We'll need to handle the case when a user asserts that an array of primitives is a type that, when coerced, returns all null values. For example, if the data is d3.range(10), and the user selected the type boolean.

This will currently break because arrayIsPrimitive will return false, and the worker won't convert the primitive values into objects:

Thanks for raising this, @mkfreeman! I see what you mean about arrays of null values. If we want to treat those as arrays as primitives, we may want to stop ignoring them in the arrayIsPrimitive function, maybe something like what's shown below. But I'd be curious to hear @mbostock's thoughts on whether we do want to treat them that way?

Screen Shot 2023-02-01 at 8 54 15 AM

mbostock commented 1 year ago

I’ve been wondering if we should drop support for arrays of primitives since it seems to be adding a lot of complexity…

mkfreeman commented 1 year ago

I’ve been wondering if we should drop support for arrays of primitives since it seems to be adding a lot of complexity…

As a DTC user, I feel strongly that we should continue supporting arrays of primitives, as it allows a quick visual summary of arrays (of primitives...).

In terms of your proposed solution @libbey-observable, I think we need arrayContainsPrimitives to return true if the values are a mix of a primitive type and null/undefined. We could support that via a different function (my suggestion above), or I think we'd need to tweak the switch statement to add a new case for undefined (or the case when the type is object for null values), which feels a little tricky because we don't want to set the type to null unless they are all null.

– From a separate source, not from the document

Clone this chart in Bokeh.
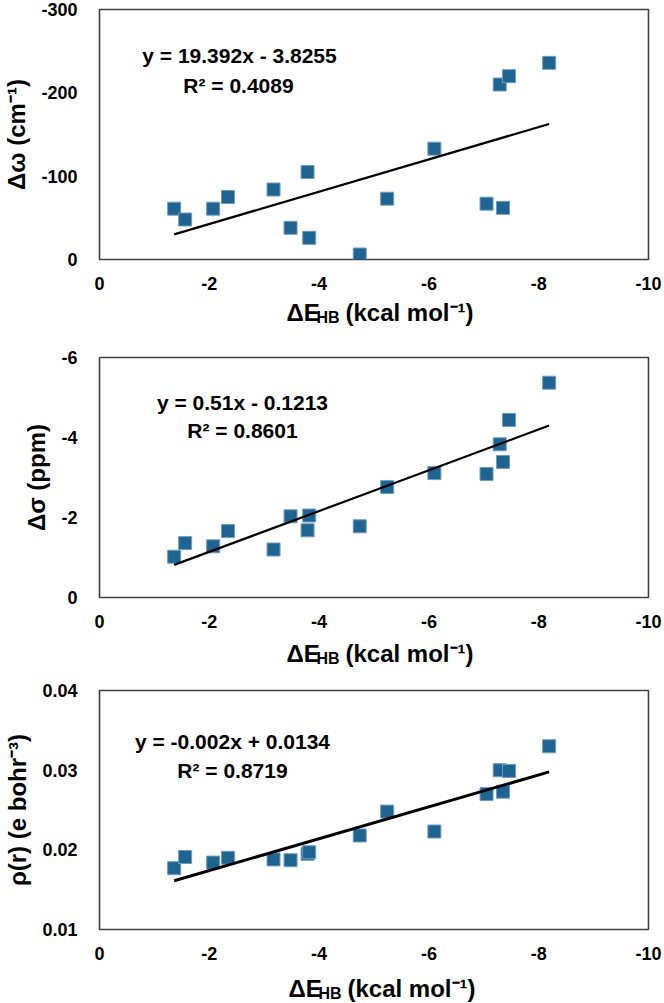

annie commented 1 year ago

(related to primitive arrays but sorry if this is too tangential for this PR) i was wondering why we coerce primitive arrays to {value} in the worker, if we're already doing it here? i see it in both requestTableSummary and requestTableRows. is that code redundant, or does it cover some other case?

libbey-observable commented 1 year ago

i was wondering why we coerce primitive arrays to {value} in the worker, if we're already doing it here? i see it in both requestTableSummary and requestTableRows. is that code redundant, or does it cover some other case?

Thanks, @annie! I was actually just wondering the same thing. When I try removing those steps from worker/table.js, at least with the stdlib changes here (where an array of primitives gets promoted to objects on load), I'm not seeing any issues. I think we may be able to remove those, but would maybe wait until these stdlib changes are released, if we do go this route. And would test more.